### [Records to use]
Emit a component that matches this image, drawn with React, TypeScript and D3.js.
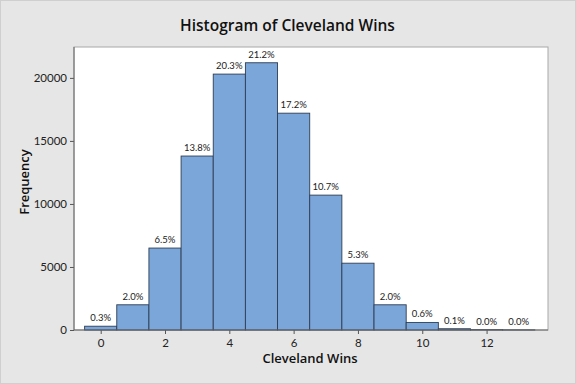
import React, { useEffect, useRef } from 'react';
import * as d3 from 'd3';

const bins = [0, 1, 2, 3, 4, 5, 6, 7, 8, 9, 10, 11, 12, 13];
const counts = [300, 2000, 6500, 13800, 20300, 21200, 17200, 10700, 5300, 2000, 600, 100, 25, 8];
const pctLabels = ['0.3%', '2.0%', '6.5%', '13.8%', '20.3%', '21.2%', '17.2%', '10.7%', '5.3%', '2.0%', '0.6%', '0.1%', '0.0%', '0.0%'];
const xTicks = [0, 2, 4, 6, 8, 10, 12];
const yTicks = [0, 5000, 10000, 15000, 20000];

const W = 576;
const H = 384;
const FONT = 'Lato, "Open Sans", sans-serif';
const TITLE_FONT = '"Open Sans", Lato, sans-serif';

const App: React.FC = () => {
  const svgRef = useRef<SVGSVGElement>(null);

  useEffect(() => {
    if (!svgRef.current) return;
    const svg = d3.select(svgRef.current);
    svg.selectAll('*').remove();

    const plot = { left: 74, right: 548, top: 47, bottom: 330 };

    const x = d3.scaleLinear().domain([-0.83, 13.91]).range([plot.left, plot.right]);
    const y = d3.scaleLinear().domain([0, 22450]).range([plot.bottom, plot.top]);

    // background
    svg.append('rect')
      .attr('x', 0.5).attr('y', 0.5)
      .attr('width', W - 1).attr('height', H - 1)
      .attr('fill', '#e6e6e6')
      .attr('stroke', '#cfcfcf');

    svg.append('rect')
      .attr('x', plot.left).attr('y', plot.top)
      .attr('width', plot.right - plot.left)
      .attr('height', plot.bottom - plot.top)
      .attr('fill', '#ffffff')
      .attr('stroke', '#a8a8a8');

    // title
    svg.append('text')
      .attr('x', 287.5).attr('y', 31)
      .attr('text-anchor', 'middle')
      .attr('font-family', TITLE_FONT)
      .attr('font-weight', 600)
      .attr('font-size', 15.5)
      .attr('fill', '#111')
      .text('Histogram of Cleveland Wins');

    // bars
    svg.append('g')
      .selectAll('rect')
      .data(bins)
      .join('rect')
      .attr('x', d => x(d - 0.5))
      .attr('width', d => x(d + 0.5) - x(d - 0.5))
      .attr('y', (d, i) => y(counts[i]))
      .attr('height', (d, i) => y(0) - y(counts[i]))
      .attr('fill', '#7ba6da')
      .attr('stroke', '#2f3d52')
      .attr('stroke-width', 0.9);

    // percent labels
    svg.append('g')
      .selectAll('text')
      .data(bins)
      .join('text')
      .attr('x', d => x(d))
      .attr('y', (d, i) => y(counts[i]) - 5)
      .attr('text-anchor', 'middle')
      .attr('font-family', FONT)
      .attr('font-size', 9.5)
      .attr('fill', '#222')
      .text((d, i) => pctLabels[i]);

    // x axis
    const xAxis = svg.append('g')
      .attr('transform', `translate(0,${plot.bottom})`)
      .call(d3.axisBottom(x).tickValues(xTicks).tickSize(4).tickPadding(5).tickFormat(d => String(d)));
    xAxis.select('.domain').remove();
    xAxis.selectAll('line').attr('stroke', '#555');
    xAxis.selectAll('text').attr('font-family', FONT).attr('font-size', 11.5).attr('fill', '#222');

    // y axis
    const yAxis = svg.append('g')
      .attr('transform', `translate(${plot.left},0)`)
      .call(d3.axisLeft(y).tickValues(yTicks).tickSize(4).tickPadding(3).tickFormat(d => String(d)));
    yAxis.select('.domain').remove();
    yAxis.selectAll('line').attr('stroke', '#555');
    yAxis.selectAll('text').attr('font-family', FONT).attr('font-size', 11.5).attr('fill', '#222');

    svg.append('line')
      .attr('x1', plot.left).attr('x2', plot.right)
      .attr('y1', plot.bottom).attr('y2', plot.bottom)
      .attr('stroke', '#666');
    svg.append('line')
      .attr('x1', plot.left).attr('x2', plot.left)
      .attr('y1', plot.top).attr('y2', plot.bottom)
      .attr('stroke', '#666');

    // axis titles
    svg.append('text')
      .attr('x', 310).attr('y', 363)
      .attr('text-anchor', 'middle')
      .attr('font-family', TITLE_FONT)
      .attr('font-weight', 600)
      .attr('font-size', 13)
      .attr('fill', '#111')
      .text('Cleveland Wins');

    svg.append('text')
      .attr('transform', `translate(29,182) rotate(-90)`)
      .attr('text-anchor', 'middle')
      .attr('font-family', TITLE_FONT)
      .attr('font-weight', 600)
      .attr('font-size', 13)
      .attr('fill', '#111')
      .text('Frequency');
  }, []);

  return (
    <div style={{ position: 'absolute', left: 0, top: 0 }}>
      <svg ref={svgRef} width={W} height={H} style={{ display: 'block' }} />
    </div>
  );
};

export default App;
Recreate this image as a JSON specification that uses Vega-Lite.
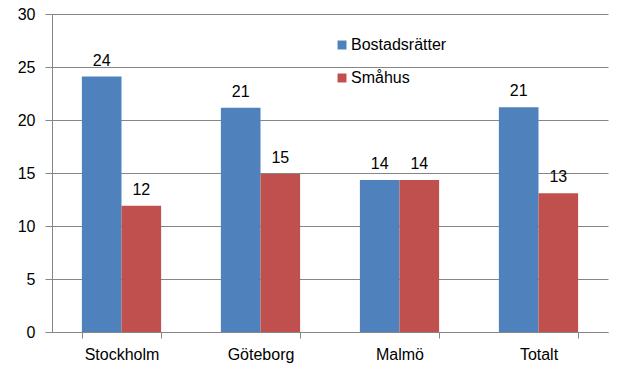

### [What you are asked to do]
Print out the lines exactly, skipping any picture.

### [Exercise answer]
Emit a component that matches this image, drawn with React, TypeScript and D3.js.
import React, { useEffect, useRef } from 'react';
import * as d3 from 'd3';

const bins = [0, 1, 2, 3, 4, 5, 6, 7, 8, 9, 10, 11, 12, 13];
const counts = [300, 2000, 6500, 13800, 20300, 21200, 17200, 10700, 5300, 2000, 600, 100, 25, 8];
const pctLabels = ['0.3%', '2.0%', '6.5%', '13.8%', '20.3%', '21.2%', '17.2%', '10.7%', '5.3%', '2.0%', '0.6%', '0.1%', '0.0%', '0.0%'];
const xTicks = [0, 2, 4, 6, 8, 10, 12];
const yTicks = [0, 5000, 10000, 15000, 20000];

const W = 576;
const H = 384;
const FONT = 'Lato, "Open Sans", sans-serif';
const TITLE_FONT = '"Open Sans", Lato, sans-serif';

const App: React.FC = () => {
  const svgRef = useRef<SVGSVGElement>(null);

  useEffect(() => {
    if (!svgRef.current) return;
    const svg = d3.select(svgRef.current);
    svg.selectAll('*').remove();

    const plot = { left: 74, right: 548, top: 47, bottom: 330 };

    const x = d3.scaleLinear().domain([-0.83, 13.91]).range([plot.left, plot.right]);
    const y = d3.scaleLinear().domain([0, 22450]).range([plot.bottom, plot.top]);

    // background
    svg.append('rect')
      .attr('x', 0.5).attr('y', 0.5)
      .attr('width', W - 1).attr('height', H - 1)
      .attr('fill', '#e6e6e6')
      .attr('stroke', '#cfcfcf');

    svg.append('rect')
      .attr('x', plot.left).attr('y', plot.top)
      .attr('width', plot.right - plot.left)
      .attr('height', plot.bottom - plot.top)
      .attr('fill', '#ffffff')
      .attr('stroke', '#a8a8a8');

    // title
    svg.append('text')
      .attr('x', 287.5).attr('y', 31)
      .attr('text-anchor', 'middle')
      .attr('font-family', TITLE_FONT)
      .attr('font-weight', 600)
      .attr('font-size', 15.5)
      .attr('fill', '#111')
      .text('Histogram of Cleveland Wins');

    // bars
    svg.append('g')
      .selectAll('rect')
      .data(bins)
      .join('rect')
      .attr('x', d => x(d - 0.5))
      .attr('width', d => x(d + 0.5) - x(d - 0.5))
      .attr('y', (d, i) => y(counts[i]))
      .attr('height', (d, i) => y(0) - y(counts[i]))
      .attr('fill', '#7ba6da')
      .attr('stroke', '#2f3d52')
      .attr('stroke-width', 0.9);

    // percent labels
    svg.append('g')
      .selectAll('text')
      .data(bins)
      .join('text')
      .attr('x', d => x(d))
      .attr('y', (d, i) => y(counts[i]) - 5)
      .attr('text-anchor', 'middle')
      .attr('font-family', FONT)
      .attr('font-size', 9.5)
      .attr('fill', '#222')
      .text((d, i) => pctLabels[i]);

    // x axis
    const xAxis = svg.append('g')
      .attr('transform', `translate(0,${plot.bottom})`)
      .call(d3.axisBottom(x).tickValues(xTicks).tickSize(4).tickPadding(5).tickFormat(d => String(d)));
    xAxis.select('.domain').remove();
    xAxis.selectAll('line').attr('stroke', '#555');
    xAxis.selectAll('text').attr('font-family', FONT).attr('font-size', 11.5).attr('fill', '#222');

    // y axis
    const yAxis = svg.append('g')
      .attr('transform', `translate(${plot.left},0)`)
      .call(d3.axisLeft(y).tickValues(yTicks).tickSize(4).tickPadding(3).tickFormat(d => String(d)));
    yAxis.select('.domain').remove();
    yAxis.selectAll('line').attr('stroke', '#555');
    yAxis.selectAll('text').attr('font-family', FONT).attr('font-size', 11.5).attr('fill', '#222');

    svg.append('line')
      .attr('x1', plot.left).attr('x2', plot.right)
      .attr('y1', plot.bottom).attr('y2', plot.bottom)
      .attr('stroke', '#666');
    svg.append('line')
      .attr('x1', plot.left).attr('x2', plot.left)
      .attr('y1', plot.top).attr('y2', plot.bottom)
      .attr('stroke', '#666');

    // axis titles
    svg.append('text')
      .attr('x', 310).attr('y', 363)
      .attr('text-anchor', 'middle')
      .attr('font-family', TITLE_FONT)
      .attr('font-weight', 600)
      .attr('font-size', 13)
      .attr('fill', '#111')
      .text('Cleveland Wins');

    svg.append('text')
      .attr('transform', `translate(29,182) rotate(-90)`)
      .attr('text-anchor', 'middle')
      .attr('font-family', TITLE_FONT)
      .attr('font-weight', 600)
      .attr('font-size', 13)
      .attr('fill', '#111')
      .text('Frequency');
  }, []);

  return (
    <div style={{ position: 'absolute', left: 0, top: 0 }}>
      <svg ref={svgRef} width={W} height={H} style={{ display: 'block' }} />
    </div>
  );
};

export default App;
Recreate this image as a JSON specification that uses Vega-Lite.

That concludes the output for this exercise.